Don’t be a tool

March 23, 2023

Peer into any building contractor or mechanic’s garage, truck or van and you’ll likely see a version of the famed Fibber McGee closet from the 1930s-1940s radio show and movies (see https://www.youtube.com/watch?v=h9FGC68YcwM). In this YouTube link you’ll also likely notice a stairwell finial gag that Frank Capra picked up five years later for “It’s A Wonderful Life.”

To wit, contractors and mechanics tend to strew their ruddy and well-worn tools anywhere and everywhere, yet somehow manage to find what they need in the nick of time.

Surgeons in the operating room don’t enjoy that “luxury” because their tools tend to be brought to them, arranged orderly in sterile kits and trays.

One of my favorite scenes from the popular Netflix series, “The Crown,” which is based on Queen Elizabeth II’s life, occurs within a very early episode when King George VI is hunting ducks at one of the royal estates and instructing young son-in-law Prince Philip on the importance of Princess Elizabeth.

Oddly enough, the most memorable part of the scene wasn’t the impassioned dialogue but the process leading to the King’s hunting technique. To the left of the monarch, a royal aide handed him a loaded shotgun that he promptly aimed and fired. He then handed the spent weapon to a royal aide standing on his right for … ahem … reprocessing in a servant assembly line that likely would have pleased contemporary American automobile magnate Henry Ford across the pond.

Surgeons may feel similarly: They want their tools ready and waiting at a moment’s notice – before, even!

Sterile processing professionals harrumph because they know how challenging that demand is, particularly when soiled tools post-procedure finally are wheeled down for reprocessing long after the caked-on bioburden residue, inorganic material and organic tissue have solidified and hardened to a point requiring use of a hammer and chisel.

If only someone in the OR would have prepped the dirty devices and transported them for reprocessing once the procedure ended.

Effective in 2022, thanks to AAMI and ANSI, someone in the OR must do just that.

To make this “pre-cleaning” process more palatable, AAMI went so far as to rename the process as “pre-treating” to remove the perceived stigma of “cleaning” inside the OR by anyone other than Central Sterile Services or Environmental Services professionals.

My dad routinely advised me as a child, “you take care of your tools, and the tools will take care of you.”

Some in the OR may think it’s beneath them or not their job to pre-treat soiled surgical devices post-procedure. But AAMI guidelines now require it, which also is supported by AORN and HSPA, among others.

Most – if not all – healthcare organizations – from administrators to clinicians – likely recognize that pretreating devices and instruments quickly following a surgical procedure prevents any foreign and infectious bioburden or organic and inorganic materials from solidifying, drying and hardening on device surfaces. Without this crucial step, OR turnaround ultimately would be clogged and slowed, due in part to cleaning/decontamination process challenges, disinfection/sterilization failure, production/workflow hurdles and speedbumps and surgical scheduling delays from lack of device/instrument access and availability. (Remember that AORN, HSPA and APIC all endorse the mantra that if it’s not clean then it can’t be disinfected or sterilized.)

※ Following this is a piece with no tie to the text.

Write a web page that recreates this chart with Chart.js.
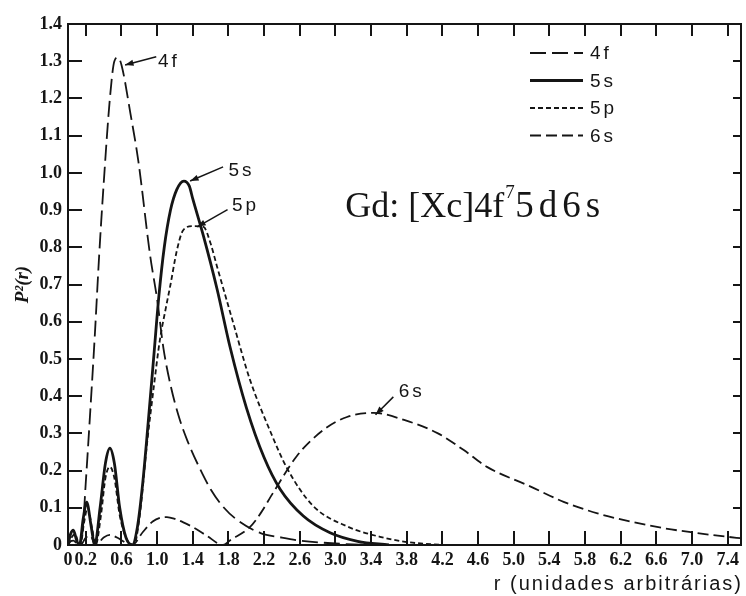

Of course, the patient safety issue lingers and looms all around this needlessly contentious issue.

In short, clinical science as well as occupational science logically justifies the prompt pre-treatment of surgical devices and instruments post-procedure. The surgical services version of NIMBY (Not In My Back Yard), a k a NIMOR (Not In My Operating Room), need not apply.

In the frontier days of yore, such insolence invited a trip to the tool shed.

Without the OR nurses and Central Sterile Processing’s cooperating, the surgeons likely will suffer what the beleaguered shopkeeper exclaimed in the early 1930s predecessor program to “Fibber McGhee and Molly” and be “Smackout” of what they need.